Transcript
[Text: Amalia Boe-Fishman shares memories from her life in hiding during the Holocaust. She remembers praying before her meals with her foster family and her foster father's shaving routine. She was especially excited about the birth of her foster brother.]
Amalia Boe-Fishman: Well, I don't know what I remember or what I was told, but I think one incident I do remember, we were always sitting around a midday meal around the table of the six children and myself, and the father and the mother. And then we had to say a prayer before the meal and hold hands, and the children always would sort of fool around a bit. But anyhow, they did it, and then we would eat. And then after that, a passage out of the Bible would be read. And then we prayed again. And after that, my foster father, who was a policeman, which again, was a very risky thing to be, a policeman hiding a Jewish child.
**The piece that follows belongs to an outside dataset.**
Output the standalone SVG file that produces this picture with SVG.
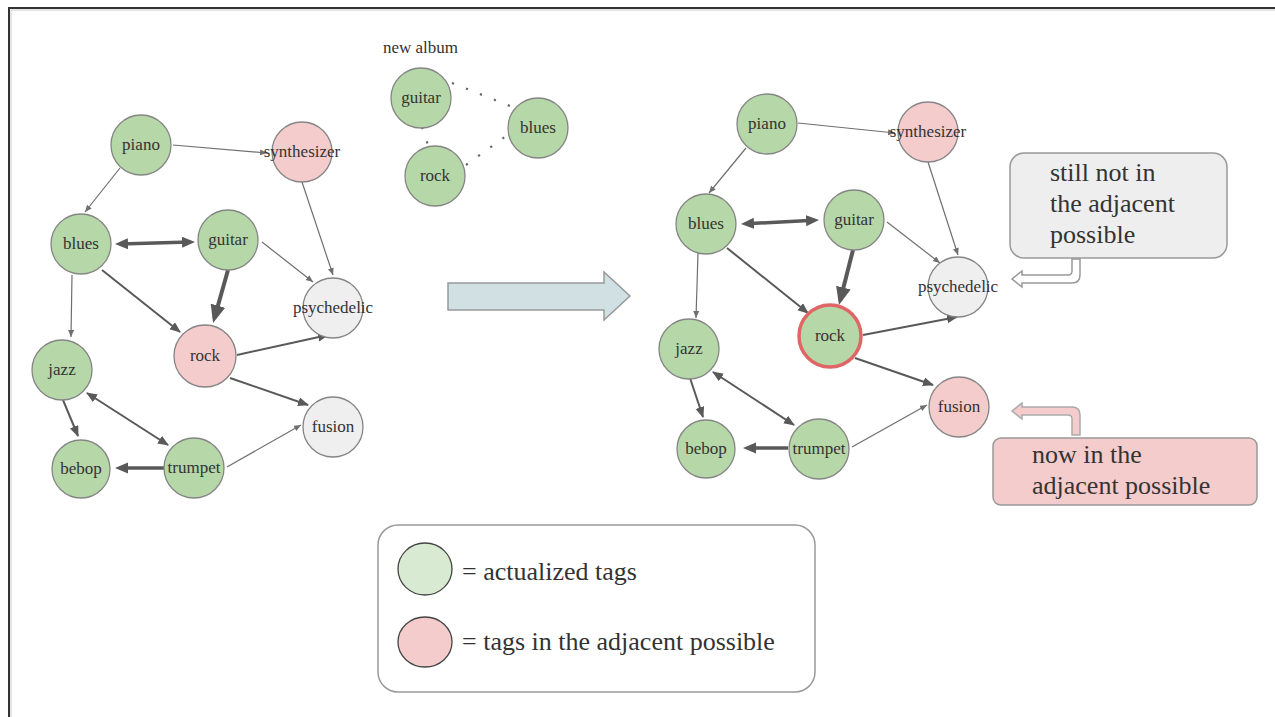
<svg xmlns="http://www.w3.org/2000/svg" width="1275" height="717" viewBox="0 0 1275 717">
<style>
.n{stroke:#858585;stroke-width:1.3}
.g{fill:#b6d7a8}
.p{fill:#f4cccc}
.w{fill:#efefef}
.lbl{font-family:"Liberation Serif",serif;font-size:17px;fill:#333;text-anchor:middle}
.big{font-family:"Liberation Serif",serif;font-size:26px;fill:#333}
.t{stroke:#6f6f6f;stroke-width:1.2;fill:none;marker-end:url(#aS)}
.m{stroke:#595959;stroke-width:2;fill:none;marker-end:url(#aM)}
.m2{stroke:#595959;stroke-width:2;fill:none;marker-end:url(#aM);marker-start:url(#aM)}
.k{stroke:#595959;stroke-width:3.5;fill:none;marker-end:url(#aL)}
.k2{stroke:#595959;stroke-width:3.5;fill:none;marker-end:url(#aL);marker-start:url(#aL)}
.x{stroke:#595959;stroke-width:4;fill:none;marker-end:url(#aXL)}
.dot{stroke:#666;stroke-width:2.2;fill:none;stroke-dasharray:2.2 12.8}
</style>
<defs>
<marker id="aS" markerUnits="userSpaceOnUse" markerWidth="8" markerHeight="7" refX="7" refY="3" orient="auto-start-reverse"><path d="M0,0 L7,3 L0,6 z" fill="#6f6f6f"/></marker>
<marker id="aM" markerUnits="userSpaceOnUse" markerWidth="12" markerHeight="10" refX="10" refY="4.5" orient="auto-start-reverse"><path d="M0,0 L11,4.5 L0,9 z" fill="#595959"/></marker>
<marker id="aL" markerUnits="userSpaceOnUse" markerWidth="15" markerHeight="12" refX="8" refY="5.5" orient="auto-start-reverse"><path d="M0,0 L13,5.5 L0,11 z" fill="#595959"/></marker>
<marker id="aXL" markerUnits="userSpaceOnUse" markerWidth="19" markerHeight="16" refX="13" refY="7.5" orient="auto-start-reverse"><path d="M0,0 L18,7.5 L0,15 z" fill="#595959"/></marker>
</defs>
<rect width="1275" height="717" fill="#fff"/>
<path d="M9,717 L9,8 L1275,8" fill="none" stroke="#333" stroke-width="2"/>
<path d="M11,717 L11,10 L1275,10" fill="none" stroke="#ccc" stroke-width="1"/>

<g id="connectors">
<!-- left graph -->
<path class="t" d="M173,145 L267,153"/>
<path class="t" d="M120,168 L85,212"/>
<path class="k2" d="M120,243.9 L190,242.1"/>
<path class="t" d="M302,182 L333,275"/>
<path class="t" d="M262,242 L313,282"/>
<path class="t" d="M72,275 L71,337"/>
<path class="m" d="M102,270 L180,332"/>
<path class="x" d="M228,270 L214.4,318.2"/>
<path class="m" d="M237,355 L328,335"/>
<path class="m" d="M230,378 L308,405"/>
<path class="m" d="M63,400 L78,436"/>
<path class="m2" d="M87,393 L168,445"/>
<path class="k" d="M165,468 L120,468"/>
<path class="t" d="M227,467 L301,425"/>
<!-- new album -->
<path class="dot" d="M452,83 L510,106"/>
<path class="dot" d="M422,127 L428,145"/>
<path class="dot" d="M466,165 L506,136"/>
<!-- right graph -->
<path class="t" d="M798,123 L895,133"/>
<path class="t" d="M746,148 L709,193"/>
<path class="k2" d="M746,223.7 L814,220.3"/>
<path class="t" d="M928,162 L958,255"/>
<path class="t" d="M887,222 L940,263"/>
<path class="t" d="M698,253 L696,318"/>
<path class="m" d="M727,248 L808,313"/>
<path class="x" d="M853,250 L840.2,300.2"/>
<path class="m" d="M863,335 L957,317"/>
<path class="m" d="M855,358 L933,385"/>
<path class="m" d="M690,378 L703,417"/>
<path class="m2" d="M713,372 L794,425"/>
<path class="k" d="M788,448 L748,448"/>
<path class="t" d="M852,447 L927,405"/>
</g>

<!-- left graph nodes -->
<g id="L-piano"><circle class="n g" cx="141" cy="145" r="30"/><text class="lbl" x="141" y="150">piano</text></g>
<g id="L-synthesizer"><circle class="n p" cx="302" cy="152" r="30"/><text class="lbl" x="302" y="157">synthesizer</text></g>
<g id="L-blues"><circle class="n g" cx="81" cy="244" r="30"/><text class="lbl" x="81" y="249">blues</text></g>
<g id="L-guitar"><circle class="n g" cx="228" cy="240" r="30"/><text class="lbl" x="228" y="245">guitar</text></g>
<g id="L-psychedelic"><circle class="n w" cx="333" cy="308" r="30"/><text class="lbl" x="333" y="313">psychedelic</text></g>
<g id="L-rock"><circle class="n p" cx="205" cy="356" r="31"/><text class="lbl" x="205" y="361">rock</text></g>
<g id="L-jazz"><circle class="n g" cx="62" cy="370" r="30"/><text class="lbl" x="62" y="375">jazz</text></g>
<g id="L-fusion"><circle class="n w" cx="333" cy="427" r="30"/><text class="lbl" x="333" y="432">fusion</text></g>
<g id="L-bebop"><circle class="n g" cx="81" cy="469" r="29"/><text class="lbl" x="81" y="474">bebop</text></g>
<g id="L-trumpet"><circle class="n g" cx="194" cy="468" r="30"/><text class="lbl" x="194" y="473">trumpet</text></g>

<!-- new album -->
<g id="new-album">
<text x="383" y="53" style="font-family:'Liberation Serif',serif;font-size:17px;fill:#333">new album</text>
<g id="A-guitar"><circle class="n g" cx="421" cy="98" r="30"/><text class="lbl" x="421" y="103">guitar</text></g>
<g id="A-rock"><circle class="n g" cx="435" cy="176" r="30"/><text class="lbl" x="435" y="181">rock</text></g>
<g id="A-blues"><circle class="n g" cx="538" cy="128" r="30"/><text class="lbl" x="538" y="133">blues</text></g>
</g>

<!-- big arrow -->
<g id="transition-arrow"><path d="M448,283 L604,283 L604,272 L630,296 L604,320 L604,310 L448,310 Z" fill="#d0e0e3" stroke="#999" stroke-width="1.5"/></g>

<!-- right graph nodes -->
<g id="R-piano"><circle class="n g" cx="767" cy="124" r="30"/><text class="lbl" x="767" y="129">piano</text></g>
<g id="R-synthesizer"><circle class="n p" cx="928" cy="132" r="30"/><text class="lbl" x="928" y="137">synthesizer</text></g>
<g id="R-blues"><circle class="n g" cx="706" cy="224" r="30"/><text class="lbl" x="706" y="229">blues</text></g>
<g id="R-guitar"><circle class="n g" cx="854" cy="220" r="30"/><text class="lbl" x="854" y="225">guitar</text></g>
<g id="R-psychedelic"><circle class="n w" cx="958" cy="287" r="30"/><text class="lbl" x="958" y="292">psychedelic</text></g>
<g id="R-rock"><circle cx="830" cy="336" r="31" fill="#b6d7a8" stroke="#e06666" stroke-width="3.5"/><text class="lbl" x="830" y="341">rock</text></g>
<g id="R-jazz"><circle class="n g" cx="689" cy="349" r="30"/><text class="lbl" x="689" y="354">jazz</text></g>
<g id="R-fusion"><circle class="n p" cx="959" cy="407" r="30"/><text class="lbl" x="959" y="412">fusion</text></g>
<g id="R-bebop"><circle class="n g" cx="706" cy="449" r="29"/><text class="lbl" x="706" y="454">bebop</text></g>
<g id="R-trumpet"><circle class="n g" cx="819" cy="449" r="30"/><text class="lbl" x="819" y="454">trumpet</text></g>

<!-- callouts -->
<g id="callout-still-not">
<rect x="1010" y="153" width="217" height="105" rx="14" fill="#eeeeee" stroke="#999" stroke-width="1.5"/>
<text class="big" x="1050" y="181">still not in</text>
<text class="big" x="1050" y="212">the adjacent</text>
<text class="big" x="1050" y="243">possible</text>
<path d="M1080,259 L1080,275 Q1080,283 1072,283 L1022,283 L1022,287 L1012,279 L1022,271 L1022,275 L1068,275 Q1072,275 1072,271 L1072,259 Z" fill="#fff" stroke="#999" stroke-width="1.5"/>
</g>
<g id="callout-now-in">
<rect x="993" y="438" width="264" height="67" rx="8" fill="#f4cccc" stroke="#999" stroke-width="1.5"/>
<text class="big" x="1032" y="463">now in the</text>
<text class="big" x="1032" y="494">adjacent possible</text>
<path d="M1080,435 L1080,415 Q1080,407 1072,407 L1022,407 L1022,403 L1012,411 L1022,419 L1022,415 L1068,415 Q1072,415 1072,419 L1072,435 Z" fill="#f4cccc" stroke="#aaa" stroke-width="1.5"/>
</g>

<!-- legend -->
<g id="legend">
<rect x="378" y="525" width="437" height="167" rx="20" fill="#fff" stroke="#999" stroke-width="1.5"/>
<ellipse cx="425" cy="569" rx="27" ry="26" fill="#d9ead3" stroke="#444" stroke-width="1.3"/>
<text class="big" x="462" y="580">= actualized tags</text>
<ellipse cx="425" cy="642" rx="27" ry="25" fill="#f4cccc" stroke="#444" stroke-width="1.3"/>
<text class="big" x="462" y="650">= tags in the adjacent possible</text>
</g>
</svg>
Anyhow, he had an midday break. He would sit at the dining room table in this very, very small house. Everything happened in a small dining room. He would be shaving. And then I was, you know, it was a big old-fashioned razor blade, and I was told I was not allowed to bump the table. So that I can remember. And I can remember when my youngest foster brother, born in 1942, when he was born. And that was an exciting event for me. He was born at home, and well, he sort of became the other doll, I guess. So I can't remember too much. Many things have been told after war, so I don't know if I remember it or if that's something that, incidents that have been told.